If only it were that simple everywhere…
From the Arctic to tropical islands12
While London and cities of other developed countries have the wealth to attempt to tackle climate change, the irony is that those communities who have least contributed to global warming are also those who will face the toughest challenges.
Arctic indigenous peoples are amongst the groups for whom no easy responses to climate change exist. Their livelihoods, identity, and communities are based on centuries of having built up knowledge and wisdom about their land and environment.
The rapid changes are disorientating, making it difficult for people to rely on their knowledge, experience, and culture, to feed their family. Less reliable sea and land ice around the Arctic can make winter hunting lethal, forcing people to stay indoors and requiring cash for store-bought food. These effects can lead to mental health problems, with traditional knowledge becoming less relevant and fulfilling livelihoods being less available.13
Arctic peoples are also rightly worried about increased industrial and commercial activity around the Arctic, and want assurances that the needs and interests of people already living in the Arctic will be properly taken into account.
Coastal erosion in Alaska linked to climate change is already forcing many communities to plan for relocation.14 Moving an entire community, abandoning your birthplace, and learning about a new environment and location are not easy tasks.
At the other end of the climate spectrum, many low-lying tropical island communities face similar prospects. It is not inevitable that atolls will disappear under sea-level rise and ocean acidification,15 but reduced fresh water access and decreased island stability might force many islanders to move—possibly some entire countries such as Kiribati, Maldives, and Tuvalu.16
The islanders are requesting the power and resources to make decisions on their own terms in their own way.17 They don’t want hand-outs, or to be treated as victims. Instead, as in the Arctic, the tropical islanders have the knowledge, capability, and will, to analyse their own situations and to make their own decisions. Of course putting these decisions into practice requires resources, which the islanders and Arctic peoples argue should be provided by the countries most responsible for climate change.
Most concerning about climate change is what we don’t know. Could all of Antarctica’s and Greenland’s ice melt? If so, then many parts of London and New York would drown along with about half a dozen island countries and much of Bangladesh. Will feedback loops, from clouds to melting permafrost releasing trapped methane, exacerbate or diminish climate change?

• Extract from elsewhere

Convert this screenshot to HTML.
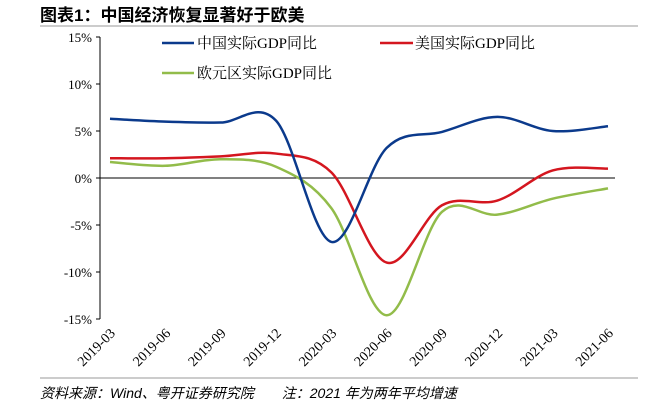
<!DOCTYPE html>
<html><head><meta charset="utf-8"><style>
body{margin:0;background:#fff;width:649px;height:416px;overflow:hidden}
svg{display:block}
</style></head><body>
<svg id="chart" width="649" height="416" font-family="'Liberation Serif','Noto Serif CJK SC',serif">
<text x="40" y="21" font-family="'Liberation Sans','Noto Sans CJK SC',sans-serif" font-weight="bold" font-size="17" fill="#000">图表1：中国经济恢复显著好于欧美</text>
<line x1="40" y1="26" x2="638" y2="26" stroke="#bbb" stroke-width="1.5"/>
<line x1="40" y1="378" x2="638" y2="378" stroke="#bbb" stroke-width="1.5"/>
<text x="40" y="398" font-family="'Liberation Sans','Noto Sans CJK SC',sans-serif" font-style="italic" font-size="14" fill="#000">资料来源：Wind、粤开证券研究院　　注：2021 年为两年平均增速</text>
<g id="axes"></g><g id="series"></g>
<g font-size="15">
<line x1="162" y1="43" x2="194" y2="43" stroke="#0b3a8c" stroke-width="2.5"/>
<text x="197" y="48">中国实际GDP同比</text>
<line x1="380" y1="43" x2="413" y2="43" stroke="#d4161f" stroke-width="2.5"/>
<text x="415" y="48">美国实际GDP同比</text>
<line x1="162" y1="73" x2="194" y2="73" stroke="#92bc4a" stroke-width="2.5"/>
<text x="197" y="78">欧元区实际GDP同比</text>
</g>
</svg>
<script>
const categories=["2019-03","2019-06","2019-09","2019-12","2020-03","2020-06","2020-09","2020-12","2021-03","2021-06"];
const chinaValues=[6.3,6.0,5.9,6.1,-6.8,3.2,4.9,6.5,5.0,5.5];
const usValues=[2.1,2.1,2.3,2.6,0.6,-9.0,-2.9,-2.4,0.8,1.0];
const euValues=[1.7,1.3,2.0,1.2,-3.2,-14.6,-3.6,-3.9,-2.2,-1.1];
const yTicks=[15,10,5,0,-5,-10,-15];
const NS='http://www.w3.org/2000/svg';
const x0=110,x1=608,yTop=37,yBot=319,vMax=15,vMin=-15;
const xs=i=>x0+i*(x1-x0)/(categories.length-1);
const ys=v=>yTop+(vMax-v)/(vMax-vMin)*(yBot-yTop);
const axes=document.getElementById('axes'),ser=document.getElementById('series');
function mk(t,a,p){const e=document.createElementNS(NS,t);for(const k in a)e.setAttribute(k,a[k]);p.appendChild(e);return e;}
const yl=mk('line',{x1:100,y1:yTop,x2:100,y2:yBot,stroke:'#000','stroke-width':1},axes);


yTicks.forEach(v=>{
 const t=mk('line',{x1:96,y1:ys(v),x2:100,y2:ys(v),stroke:'#000'},axes);
 
 
 const l=mk('text',{x:92,y:ys(v)+5,'text-anchor':'end','font-size':13},axes);
 l.textContent=v+'%';
 
 
});
const zl=mk('line',{x1:100,y1:ys(0),x2:615,y2:ys(0),stroke:'#000'},axes);


categories.forEach((c,i)=>{
 const x=xs(i)+6,y=334;
 const l=mk('text',{x:x,y:y,'text-anchor':'end','font-size':14,transform:`rotate(-45 ${x} ${y})`},axes);
 l.textContent=c;
 
 
});
function path(vals){
 const p=vals.map((v,i)=>[xs(i),ys(v)]);
 let d=`M${p[0][0]},${p[0][1]}`;
 for(let i=0;i<p.length-1;i++){
  const a=p[i-1]||p[i],b=p[i],c=p[i+1],e=p[i+2]||c;
  const k=1/6;
  d+=` C${b[0]+(c[0]-a[0])*k},${b[1]+(c[1]-a[1])*k} ${c[0]-(e[0]-b[0])*k},${c[1]-(e[1]-b[1])*k} ${c[0]},${c[1]}`;
 }
 return d;
}
[[euValues,'#92bc4a','eu-line'],[usValues,'#d4161f','us-line'],[chinaValues,'#0b3a8c','china-line']].forEach(s=>{
 const e=mk('path',{d:path(s[0]),fill:'none',stroke:s[1],'stroke-width':2.5},ser);
 
 
});
</script>
</body></html>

One thing we do know is that the unknowns and uncertainties should not block action. As a global society we should be trying to reduce climate change irrespective of climate change. Using less fossil fuels and reversing ecosystem destruction encourages healthier lifestyles and creates a cleaner, healthier, and more enjoyable environment.18
All climate change adaptation activities—for example dealing with extreme temperatures, floods, and droughts—are part of disaster risk reduction, aiming to avoid adverse effects from environmental hazards.19Because disasters still occur regularly, we would need to act more on disaster risk reduction even if climate change were not a concern. We can save lives and avoid the costs of disasters by doing so.20
We know what to do even if we are uncertain about climate change’s exact effects in all places. Let’s start now.